------ Records for the exercise ------

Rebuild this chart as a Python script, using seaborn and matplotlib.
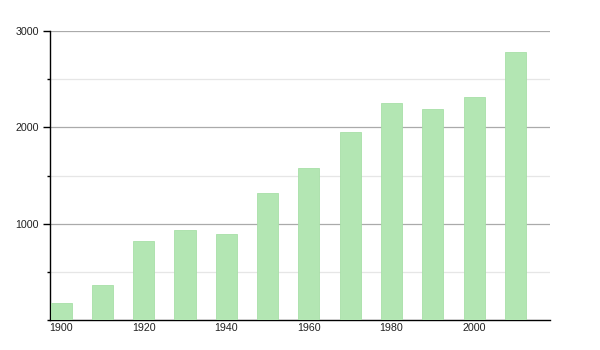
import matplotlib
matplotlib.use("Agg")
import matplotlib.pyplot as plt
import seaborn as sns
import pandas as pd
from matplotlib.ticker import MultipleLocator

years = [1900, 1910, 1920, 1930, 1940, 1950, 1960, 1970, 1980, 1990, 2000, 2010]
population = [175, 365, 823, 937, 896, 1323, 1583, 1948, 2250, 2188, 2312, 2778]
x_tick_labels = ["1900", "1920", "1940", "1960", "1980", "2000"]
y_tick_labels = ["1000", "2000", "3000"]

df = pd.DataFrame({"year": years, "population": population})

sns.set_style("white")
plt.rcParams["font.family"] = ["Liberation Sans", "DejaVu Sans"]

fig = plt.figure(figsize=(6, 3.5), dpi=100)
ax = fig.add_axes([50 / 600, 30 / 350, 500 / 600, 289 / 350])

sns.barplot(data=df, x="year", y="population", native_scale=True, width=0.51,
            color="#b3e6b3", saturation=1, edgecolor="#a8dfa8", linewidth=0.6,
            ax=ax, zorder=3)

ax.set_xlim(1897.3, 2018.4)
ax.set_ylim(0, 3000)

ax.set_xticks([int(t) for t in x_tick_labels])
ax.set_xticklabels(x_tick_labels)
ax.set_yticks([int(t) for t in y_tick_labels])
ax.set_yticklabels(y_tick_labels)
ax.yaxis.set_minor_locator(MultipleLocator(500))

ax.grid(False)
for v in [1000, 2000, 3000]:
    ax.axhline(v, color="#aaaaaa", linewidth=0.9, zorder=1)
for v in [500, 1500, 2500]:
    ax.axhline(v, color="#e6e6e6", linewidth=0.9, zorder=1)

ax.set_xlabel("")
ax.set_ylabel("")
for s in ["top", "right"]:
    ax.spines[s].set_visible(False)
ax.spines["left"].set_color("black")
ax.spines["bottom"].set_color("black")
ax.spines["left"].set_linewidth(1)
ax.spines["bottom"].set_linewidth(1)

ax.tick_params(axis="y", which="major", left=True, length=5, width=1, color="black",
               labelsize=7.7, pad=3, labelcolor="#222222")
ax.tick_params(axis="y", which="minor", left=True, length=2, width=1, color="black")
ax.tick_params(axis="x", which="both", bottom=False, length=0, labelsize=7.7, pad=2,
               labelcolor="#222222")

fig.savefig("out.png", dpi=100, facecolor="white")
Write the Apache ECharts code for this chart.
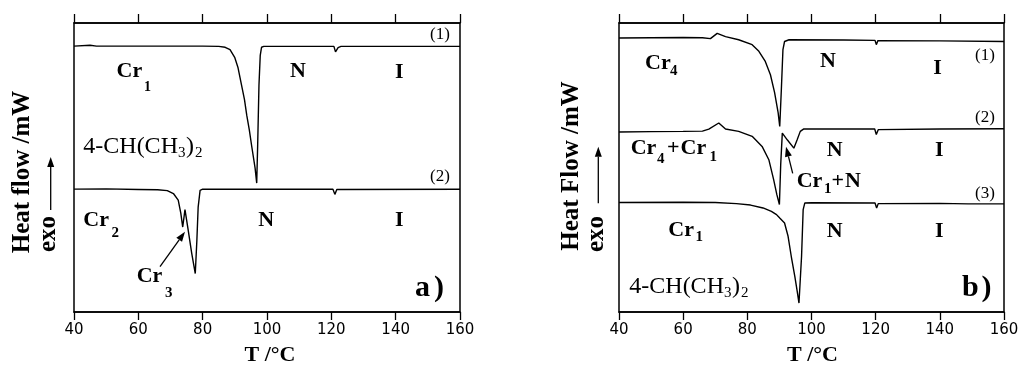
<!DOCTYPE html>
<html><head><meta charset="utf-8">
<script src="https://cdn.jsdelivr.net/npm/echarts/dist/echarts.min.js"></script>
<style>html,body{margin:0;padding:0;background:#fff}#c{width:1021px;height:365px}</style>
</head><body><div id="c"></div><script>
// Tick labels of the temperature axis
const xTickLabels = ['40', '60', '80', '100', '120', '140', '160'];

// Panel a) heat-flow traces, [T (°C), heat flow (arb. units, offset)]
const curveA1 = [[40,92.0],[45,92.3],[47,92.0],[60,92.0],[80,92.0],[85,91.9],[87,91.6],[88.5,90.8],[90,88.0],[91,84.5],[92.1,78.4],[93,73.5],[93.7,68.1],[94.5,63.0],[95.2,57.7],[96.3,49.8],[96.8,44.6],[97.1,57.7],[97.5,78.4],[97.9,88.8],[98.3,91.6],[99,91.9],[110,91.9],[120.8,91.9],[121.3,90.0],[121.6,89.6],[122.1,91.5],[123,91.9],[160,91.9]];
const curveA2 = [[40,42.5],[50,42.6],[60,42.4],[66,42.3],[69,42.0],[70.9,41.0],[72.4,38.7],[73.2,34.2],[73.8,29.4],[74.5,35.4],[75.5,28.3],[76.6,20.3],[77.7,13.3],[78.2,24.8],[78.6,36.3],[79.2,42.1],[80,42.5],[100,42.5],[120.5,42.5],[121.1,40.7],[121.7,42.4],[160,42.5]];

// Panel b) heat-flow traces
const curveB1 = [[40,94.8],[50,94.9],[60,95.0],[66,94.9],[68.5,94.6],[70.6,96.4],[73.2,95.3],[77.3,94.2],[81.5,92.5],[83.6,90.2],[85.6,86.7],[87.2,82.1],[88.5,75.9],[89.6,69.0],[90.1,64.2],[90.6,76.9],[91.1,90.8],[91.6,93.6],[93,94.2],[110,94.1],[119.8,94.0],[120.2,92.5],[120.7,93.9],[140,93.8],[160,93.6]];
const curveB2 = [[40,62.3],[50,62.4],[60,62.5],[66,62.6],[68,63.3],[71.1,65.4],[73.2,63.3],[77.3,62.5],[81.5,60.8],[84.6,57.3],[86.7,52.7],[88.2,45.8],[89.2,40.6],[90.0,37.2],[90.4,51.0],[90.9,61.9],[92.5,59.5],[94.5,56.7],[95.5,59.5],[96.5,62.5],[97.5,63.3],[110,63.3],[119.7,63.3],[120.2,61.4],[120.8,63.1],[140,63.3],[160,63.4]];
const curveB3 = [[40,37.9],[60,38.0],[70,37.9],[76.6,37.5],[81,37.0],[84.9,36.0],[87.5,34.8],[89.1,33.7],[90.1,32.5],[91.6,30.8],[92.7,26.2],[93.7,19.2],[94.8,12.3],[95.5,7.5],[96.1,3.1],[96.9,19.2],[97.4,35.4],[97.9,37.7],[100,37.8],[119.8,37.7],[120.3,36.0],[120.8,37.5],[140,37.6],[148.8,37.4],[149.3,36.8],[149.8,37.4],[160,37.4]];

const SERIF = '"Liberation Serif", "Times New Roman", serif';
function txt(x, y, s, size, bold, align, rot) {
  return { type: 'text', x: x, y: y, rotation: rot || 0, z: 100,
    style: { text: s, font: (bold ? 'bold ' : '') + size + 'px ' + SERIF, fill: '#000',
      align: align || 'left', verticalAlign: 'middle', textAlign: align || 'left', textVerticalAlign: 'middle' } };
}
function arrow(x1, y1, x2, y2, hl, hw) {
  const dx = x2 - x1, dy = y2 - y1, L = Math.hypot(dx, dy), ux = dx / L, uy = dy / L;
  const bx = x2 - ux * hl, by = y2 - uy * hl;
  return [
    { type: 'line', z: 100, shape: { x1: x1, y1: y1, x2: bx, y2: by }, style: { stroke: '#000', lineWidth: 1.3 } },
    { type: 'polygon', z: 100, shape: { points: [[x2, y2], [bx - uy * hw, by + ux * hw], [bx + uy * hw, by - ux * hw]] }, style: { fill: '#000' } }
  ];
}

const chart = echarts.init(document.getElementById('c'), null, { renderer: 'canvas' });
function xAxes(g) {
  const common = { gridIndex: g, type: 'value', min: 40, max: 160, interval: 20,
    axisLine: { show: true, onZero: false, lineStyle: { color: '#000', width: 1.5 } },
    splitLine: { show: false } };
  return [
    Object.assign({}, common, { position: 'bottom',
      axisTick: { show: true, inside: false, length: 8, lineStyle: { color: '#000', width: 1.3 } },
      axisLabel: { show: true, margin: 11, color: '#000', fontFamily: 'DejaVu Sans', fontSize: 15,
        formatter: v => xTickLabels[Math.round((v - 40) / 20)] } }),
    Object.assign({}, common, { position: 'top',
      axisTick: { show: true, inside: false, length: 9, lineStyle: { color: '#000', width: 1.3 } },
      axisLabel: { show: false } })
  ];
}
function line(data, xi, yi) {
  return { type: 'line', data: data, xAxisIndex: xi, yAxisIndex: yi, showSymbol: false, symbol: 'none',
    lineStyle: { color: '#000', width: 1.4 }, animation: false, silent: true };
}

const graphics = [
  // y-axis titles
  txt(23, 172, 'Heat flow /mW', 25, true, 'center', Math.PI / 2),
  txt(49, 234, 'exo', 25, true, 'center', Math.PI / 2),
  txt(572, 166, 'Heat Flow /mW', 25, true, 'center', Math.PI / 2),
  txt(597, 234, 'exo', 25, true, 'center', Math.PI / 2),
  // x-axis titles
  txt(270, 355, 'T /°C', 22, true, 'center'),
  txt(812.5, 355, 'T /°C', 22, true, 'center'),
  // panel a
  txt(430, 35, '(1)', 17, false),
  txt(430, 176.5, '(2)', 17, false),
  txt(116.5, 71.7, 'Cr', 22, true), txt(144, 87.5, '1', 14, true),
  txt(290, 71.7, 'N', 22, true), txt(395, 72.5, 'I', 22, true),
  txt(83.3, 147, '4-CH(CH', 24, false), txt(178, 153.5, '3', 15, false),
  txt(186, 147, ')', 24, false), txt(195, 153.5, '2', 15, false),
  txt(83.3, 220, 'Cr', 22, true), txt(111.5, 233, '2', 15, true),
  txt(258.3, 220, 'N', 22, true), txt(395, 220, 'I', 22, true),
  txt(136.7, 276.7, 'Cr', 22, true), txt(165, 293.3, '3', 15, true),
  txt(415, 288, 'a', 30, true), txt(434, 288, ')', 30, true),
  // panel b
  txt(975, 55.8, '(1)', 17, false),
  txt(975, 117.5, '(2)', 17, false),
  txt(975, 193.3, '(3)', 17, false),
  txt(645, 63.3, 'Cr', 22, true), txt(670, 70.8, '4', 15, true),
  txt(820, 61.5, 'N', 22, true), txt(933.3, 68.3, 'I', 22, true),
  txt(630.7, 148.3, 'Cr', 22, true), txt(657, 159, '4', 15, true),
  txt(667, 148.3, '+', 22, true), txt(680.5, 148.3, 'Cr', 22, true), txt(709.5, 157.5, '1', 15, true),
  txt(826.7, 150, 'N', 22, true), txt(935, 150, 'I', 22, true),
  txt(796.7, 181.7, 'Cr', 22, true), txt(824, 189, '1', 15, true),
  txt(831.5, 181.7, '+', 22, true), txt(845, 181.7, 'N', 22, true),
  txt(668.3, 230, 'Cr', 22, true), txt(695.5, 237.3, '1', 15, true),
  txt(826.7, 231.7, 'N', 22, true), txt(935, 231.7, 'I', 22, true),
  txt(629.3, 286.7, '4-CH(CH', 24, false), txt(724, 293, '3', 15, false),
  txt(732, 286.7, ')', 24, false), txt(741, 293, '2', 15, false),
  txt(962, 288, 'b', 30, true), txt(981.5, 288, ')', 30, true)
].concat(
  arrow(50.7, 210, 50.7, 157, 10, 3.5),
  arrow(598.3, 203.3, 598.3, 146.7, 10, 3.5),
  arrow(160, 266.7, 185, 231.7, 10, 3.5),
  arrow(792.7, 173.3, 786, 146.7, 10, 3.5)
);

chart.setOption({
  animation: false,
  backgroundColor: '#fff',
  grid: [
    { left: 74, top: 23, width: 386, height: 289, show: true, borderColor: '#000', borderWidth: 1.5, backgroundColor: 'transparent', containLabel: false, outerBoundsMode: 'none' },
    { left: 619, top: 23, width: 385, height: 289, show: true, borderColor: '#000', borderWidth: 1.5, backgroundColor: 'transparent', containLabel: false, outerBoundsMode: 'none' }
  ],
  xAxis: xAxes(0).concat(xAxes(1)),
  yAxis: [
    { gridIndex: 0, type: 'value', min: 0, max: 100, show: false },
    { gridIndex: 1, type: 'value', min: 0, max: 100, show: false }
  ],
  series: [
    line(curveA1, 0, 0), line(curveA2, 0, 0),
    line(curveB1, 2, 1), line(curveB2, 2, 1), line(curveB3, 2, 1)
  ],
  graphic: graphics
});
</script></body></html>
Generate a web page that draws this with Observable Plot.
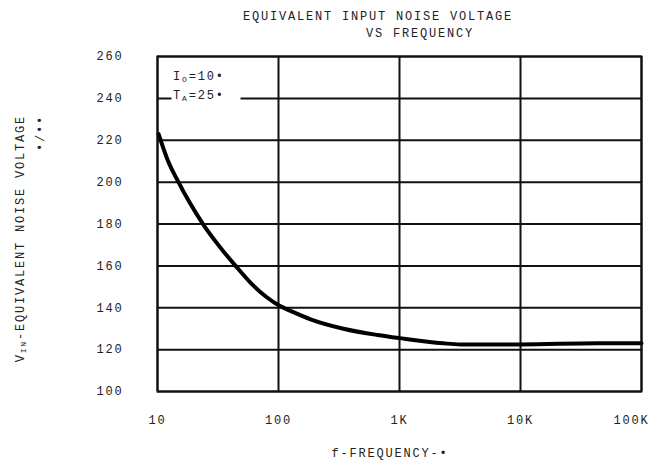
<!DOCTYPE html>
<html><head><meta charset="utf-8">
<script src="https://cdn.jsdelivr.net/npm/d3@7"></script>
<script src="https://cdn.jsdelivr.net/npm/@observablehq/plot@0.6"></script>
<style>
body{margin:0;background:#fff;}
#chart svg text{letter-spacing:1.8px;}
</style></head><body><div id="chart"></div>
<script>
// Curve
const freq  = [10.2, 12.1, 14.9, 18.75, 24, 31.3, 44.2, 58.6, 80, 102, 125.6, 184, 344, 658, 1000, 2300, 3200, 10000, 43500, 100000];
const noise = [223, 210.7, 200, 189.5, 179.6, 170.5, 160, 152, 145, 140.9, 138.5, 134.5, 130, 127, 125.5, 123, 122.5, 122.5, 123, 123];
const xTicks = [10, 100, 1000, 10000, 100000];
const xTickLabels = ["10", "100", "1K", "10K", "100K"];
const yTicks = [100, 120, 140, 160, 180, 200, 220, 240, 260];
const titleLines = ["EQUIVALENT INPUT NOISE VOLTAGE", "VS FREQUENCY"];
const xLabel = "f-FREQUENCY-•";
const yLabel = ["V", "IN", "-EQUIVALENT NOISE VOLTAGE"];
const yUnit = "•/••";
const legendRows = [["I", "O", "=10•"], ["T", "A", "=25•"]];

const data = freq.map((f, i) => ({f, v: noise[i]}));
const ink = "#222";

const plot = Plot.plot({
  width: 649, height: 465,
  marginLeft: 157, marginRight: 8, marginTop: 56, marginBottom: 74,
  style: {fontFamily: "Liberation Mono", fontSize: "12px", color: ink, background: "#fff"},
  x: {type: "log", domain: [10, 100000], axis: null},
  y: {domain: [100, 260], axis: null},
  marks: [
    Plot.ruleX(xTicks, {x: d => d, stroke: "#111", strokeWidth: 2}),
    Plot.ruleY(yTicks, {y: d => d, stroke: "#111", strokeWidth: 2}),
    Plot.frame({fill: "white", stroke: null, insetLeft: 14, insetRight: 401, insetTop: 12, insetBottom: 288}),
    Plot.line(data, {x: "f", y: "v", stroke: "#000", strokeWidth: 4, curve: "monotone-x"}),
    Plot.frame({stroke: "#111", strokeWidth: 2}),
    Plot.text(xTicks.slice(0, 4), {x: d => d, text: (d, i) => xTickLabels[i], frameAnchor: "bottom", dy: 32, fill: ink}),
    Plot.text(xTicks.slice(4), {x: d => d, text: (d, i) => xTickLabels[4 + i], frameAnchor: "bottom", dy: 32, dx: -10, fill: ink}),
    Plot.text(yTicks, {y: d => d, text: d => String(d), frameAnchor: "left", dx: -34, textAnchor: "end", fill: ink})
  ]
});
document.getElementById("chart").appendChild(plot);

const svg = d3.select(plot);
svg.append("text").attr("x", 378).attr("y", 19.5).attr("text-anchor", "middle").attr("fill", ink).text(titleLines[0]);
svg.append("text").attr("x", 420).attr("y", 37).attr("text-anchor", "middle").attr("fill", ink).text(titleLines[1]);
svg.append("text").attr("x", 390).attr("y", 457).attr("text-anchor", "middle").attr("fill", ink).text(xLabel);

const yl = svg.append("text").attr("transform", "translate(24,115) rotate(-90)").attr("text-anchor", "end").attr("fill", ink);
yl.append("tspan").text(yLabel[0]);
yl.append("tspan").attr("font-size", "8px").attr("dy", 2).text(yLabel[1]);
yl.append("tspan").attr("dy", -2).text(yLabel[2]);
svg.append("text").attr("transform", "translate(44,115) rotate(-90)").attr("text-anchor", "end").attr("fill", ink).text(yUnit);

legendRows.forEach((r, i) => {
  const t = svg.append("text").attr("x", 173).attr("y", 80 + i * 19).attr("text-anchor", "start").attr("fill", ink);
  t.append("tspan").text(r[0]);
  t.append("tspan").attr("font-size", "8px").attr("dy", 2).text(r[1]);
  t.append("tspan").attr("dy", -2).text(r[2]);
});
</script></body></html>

------

Goal
Give the lines above again exactly, from the one containing "Write the Apache ECharts code for this chart." to the one containing "['40', '60', '80', '100', '120', '140', '160'];", both included, but leave out the pictures.

Answer
Write the Apache ECharts code for this chart.
<!DOCTYPE html>
<html><head><meta charset="utf-8">
<script src="https://cdn.jsdelivr.net/npm/echarts/dist/echarts.min.js"></script>
<style>html,body{margin:0;padding:0;background:#fff}#c{width:1021px;height:365px}</style>
</head><body><div id="c"></div><script>
// Tick labels of the temperature axis
const xTickLabels = ['40', '60', '80', '100', '120', '140', '160'];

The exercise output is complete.